C'est l'une des images des Jeux de Sydney. Au bord de l'épuisement, encouragé par des spectateurs interloqués, Eric Moussambani boucle ses deux longueurs du bassin olympique après 1 min 52 sec 72/100e de calvaire.
Malgré les quolibets, sa technique très frustre (il a nagé sans jamais mettre la tête sous l'eau!) et son chrono bien loin du record de monde de l'époque (48.18), Moussambani, alors âgé de 22 ans, devient l'un des héros de la quinzaine australienne.
Au point d'y gagner un surnom donc ("Eric the eel"), donné par la presse australienne, et de devenir l'incarnation de la devise de Pierre de Coubertin, le rénovateur du mouvement olympique pour qui "l'important est de participer".
"J'ai fait beaucoup de publicités au Japon et en Australie. J'ai voyagé, répondu à de nombreuses invitations des fédérations de plusieurs pays, de nombreuses interviews dans le monde", se rappelle Moussambani dans un entretien à l'AFP.
Son épopée olympique, il ne l'a pas oubliée. En particulier les circonstances qui l'ont conduit à Sydney.

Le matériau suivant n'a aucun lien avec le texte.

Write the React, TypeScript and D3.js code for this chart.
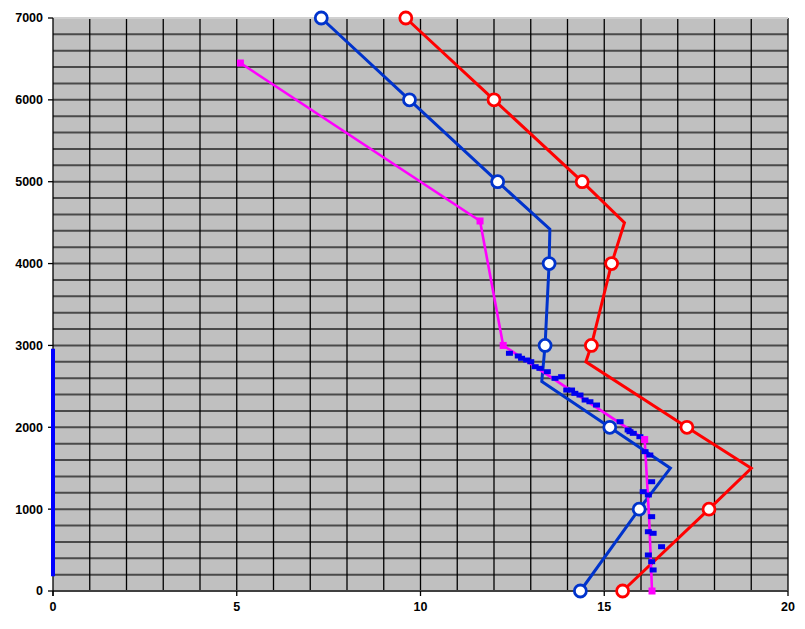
import React from "react";
import * as d3 from "d3";

const xTicks = [0, 5, 10, 15, 20];
const yTicks = [0, 1000, 2000, 3000, 4000, 5000, 6000, 7000];

const redX = [9.6, 12.0, 14.4, 15.55, 15.2, 14.65, 14.5, 17.25, 19.0, 17.85, 15.5];
const redY = [7000, 6000, 5000, 4500, 4000, 3000, 2800, 2000, 1500, 1000, 0];
const redM = [1, 1, 1, 0, 1, 1, 0, 1, 0, 1, 1];

const blueX = [7.3, 9.7, 12.1, 13.52, 13.5, 13.39, 13.3, 15.15, 16.8, 15.95, 14.35];
const blueY = [7000, 6000, 5000, 4420, 4000, 3000, 2560, 2000, 1500, 1000, 0];
const blueM = [1, 1, 1, 0, 1, 1, 0, 1, 0, 1, 1];

const magX = [5.1, 11.62, 12.25, 16.1, 16.22, 16.3];
const magY = [6450, 4520, 3000, 1850, 900, 0];

const scatX = [12.42, 12.66, 12.75, 12.89, 13.0, 13.12, 13.25, 13.45, 13.66, 13.84, 13.98, 14.11, 14.2, 14.34, 14.48, 14.61, 14.79, 15.43, 15.65, 15.79, 15.97, 15.7, 16.11, 16.24, 16.29, 16.06, 16.2, 16.29, 16.2, 16.33, 16.56, 16.2, 16.29, 16.33];
const scatY = [2904, 2871, 2843, 2822, 2801, 2740, 2720, 2679, 2598, 2618, 2455, 2455, 2415, 2394, 2333, 2312, 2272, 2068, 1967, 1926, 1885, 1946, 1702, 1661, 1335, 1213, 1173, 908, 724, 705, 541, 440, 358, 257];

const axisBarRange = [180, 2960];

const W = 805, H = 629;
const L = 53, R = 788, T = 18, B = 591;

export default function App() {
  const x = d3.scaleLinear().domain([0, 20]).range([L, R]);
  const y = d3.scaleLinear().domain([0, 7000]).range([B, T]);
  const line = d3.line<[number, number]>().x(d => x(d[0])).y(d => y(d[1]));
  const red = redX.map((v, i) => [v, redY[i]] as [number, number]);
  const blue = blueX.map((v, i) => [v, blueY[i]] as [number, number]);
  const mag = magX.map((v, i) => [v, magY[i]] as [number, number]);
  const hGrid = d3.range(200, 7000, 200);
  const vGrid = d3.range(1, 21, 1);
  const font = "'Liberation Sans', Arial, sans-serif";
  return (
    <svg width={W} height={H} style={{ position: "absolute", left: 0, top: 0, background: "#fff" }}>
      <rect x={L} y={T} width={R - L} height={B - T} fill="#c0c0c0" />
      {hGrid.map(v => (
        <line key={"h" + v} x1={L} x2={R} y1={y(v)} y2={y(v)} stroke="#4a4a4a" strokeWidth={2} />
      ))}
      {vGrid.map(v => (
        <line key={"v" + v} x1={x(v)} x2={x(v)} y1={T} y2={B} stroke="#000" strokeWidth={1.3} />
      ))}
      <line x1={L} x2={R} y1={T} y2={T} stroke="#d0d0d0" strokeWidth={2} />
      <line x1={L} x2={R} y1={B} y2={B} stroke="#404040" strokeWidth={2} />
      <line x1={L} x2={L} y1={T} y2={B + 5} stroke="#000" strokeWidth={1.3} />
      {yTicks.map(v => (
        <g key={"yt" + v}>
          <line x1={L - 5} x2={L} y1={y(v)} y2={y(v)} stroke="#000" strokeWidth={1.3} />
          <text x={L - 10} y={y(v)} dy="0.35em" textAnchor="end" fontFamily={font} fontWeight="bold" fontSize={12.5} fill="#000">{v}</text>
        </g>
      ))}
      {xTicks.map(v => (
        <g key={"xt" + v}>
          <line x1={x(v)} x2={x(v)} y1={B} y2={B + 5} stroke="#000" strokeWidth={1.3} />
          <text x={x(v)} y={B + 20} textAnchor="middle" fontFamily={font} fontWeight="bold" fontSize={12.5} fill="#000">{v}</text>
        </g>
      ))}
      <line x1={x(0)} x2={x(0)} y1={y(axisBarRange[0])} y2={y(axisBarRange[1])} stroke="#0000ff" strokeWidth={4} />
      <path d={line(red) || ""} fill="none" stroke="#ff0000" strokeWidth={3} />
      <path d={line(blue) || ""} fill="none" stroke="#0033cc" strokeWidth={3} />
      <path d={line(mag) || ""} fill="none" stroke="#ff00ff" strokeWidth={2.6} />
      {scatX.map((v, i) => (
        <rect key={"s" + i} x={x(v) - 3.5} y={y(scatY[i]) - 2.5} width={7} height={5} fill="#0000ee" />
      ))}
      {mag.map((d, i) => (i === 4 ? null :
        <rect key={"m" + i} x={x(d[0]) - 3.5} y={y(d[1]) - 3.5} width={7} height={7} fill="#ff00ff" />
      ))}
      {red.map((d, i) => redM[i] ? (
        <circle key={"rc" + i} cx={x(d[0])} cy={y(d[1])} r={6} fill="#fff" stroke="#ff0000" strokeWidth={2.8} />
      ) : null)}
      {blue.map((d, i) => blueM[i] ? (
        <circle key={"bc" + i} cx={x(d[0])} cy={y(d[1])} r={6} fill="#fff" stroke="#0033cc" strokeWidth={2.8} />
      ) : null)}
    </svg>
  );
}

"Je ne savais pas nager" -
"Un jour, un communiqué de la radio nationale dit qu'on avait besoin de nageurs pour la Fédération de natation du pays, le rendez-vous était à l'hôtel Ureca un samedi. J'étais le seul garçon, il y avait une fille aussi, finalement on n'était que deux", raconte-t-il.
"Le président du comité olympique de l'époque, monsieur Fernando Minko, a voulu voir comment on nageait, alors j'ai plongé dans la piscine et j'ai commencé à bouger les pieds. Il nous a dit qu'on irait aux Jeux Olympiques en Australie. C'était à deux ou trois mois de l'ouverture ! Il n'y avait même pas d'entraîneur. J'ai demandé à un monsieur de l'hôtel de pouvoir venir m'entraîner, il a dit d'accord mais de 5 h à 6 h du matin, parce que la piscine était pour les clients", se souvient ce père de quatre enfants.
"Je ne savais pas encore ce que c'était les JO, moi je me réjouissais seulement à l'idée de voyager, je n'avais que ça dans la tête, je ne savais même pas où se trouvait l'Australie", avoue-t-il.
Alors que les stars de la natation préparent le rendez-vous des JO dans le moindre détail pendant quatre ans, Moussambani a improvisé jusqu'au bout.
"Sincèrement, je ne savais pas nager. J'avais bien quelques notions mais rien de plus et aucune expérience pour une telle compétition. Je ne savais pas comment bouger les bras, les pieds, coordonner ma respiration avec les mouvements", avoue-t-il.
"Quand on m'a montré la piscine olympique, je n'en n'avais jamais vu d'aussi grande, je me suis dit: 'sérieusement, je ne peux pas'. Durant mes entraînements à Sydney, je n'ai jamais nagé jusqu'au bout...", rappelle celui qui a débuté la natation à "19-20 ans", après s'être cassé un bras en jouant au basket.
Bermuda d'une friperie
Avant son 100 m d'anthologie, couru seul, un bienfaiteur l'a sauvé.
"Je n'avais pas de tenue de natation, pas de lunettes, la fédération ne m'avait rien donné, j'avais juste un bermuda que je m'étais acheté à la friperie (...) Le jour de la compétition, un entraîneur de l'Afrique du Sud m'a vu avec le bermuda et une serviette: +tu vas être disqualifié, ta tenue n'est pas réglementaire, on dirait que tu vas à la plage+. Alors, il m'a donné un maillot et des lunettes", sourit-il.
S'il n'a pas pu poursuivre son histoire olympique et se rendre à Athènes en 2004 à cause d'une erreur administrative du comité olympique équato-guinéen qui avait égaré sa photo d'identité, Moussambani, employé d'une compagnie pétrolière, n'a pas tourné le dos à la natation.
"Je suis sélectionneur national au sein de la fédération de natation de Guinée équatoriale, je travaille pour que notre pays ait de bon nageurs, en leur apprenant les fondamentaux dès le plus jeune âge. Eux, au moins, ont la possibilité de voir et de s'entraîner dans des piscines olympiques", apprécie-t-il.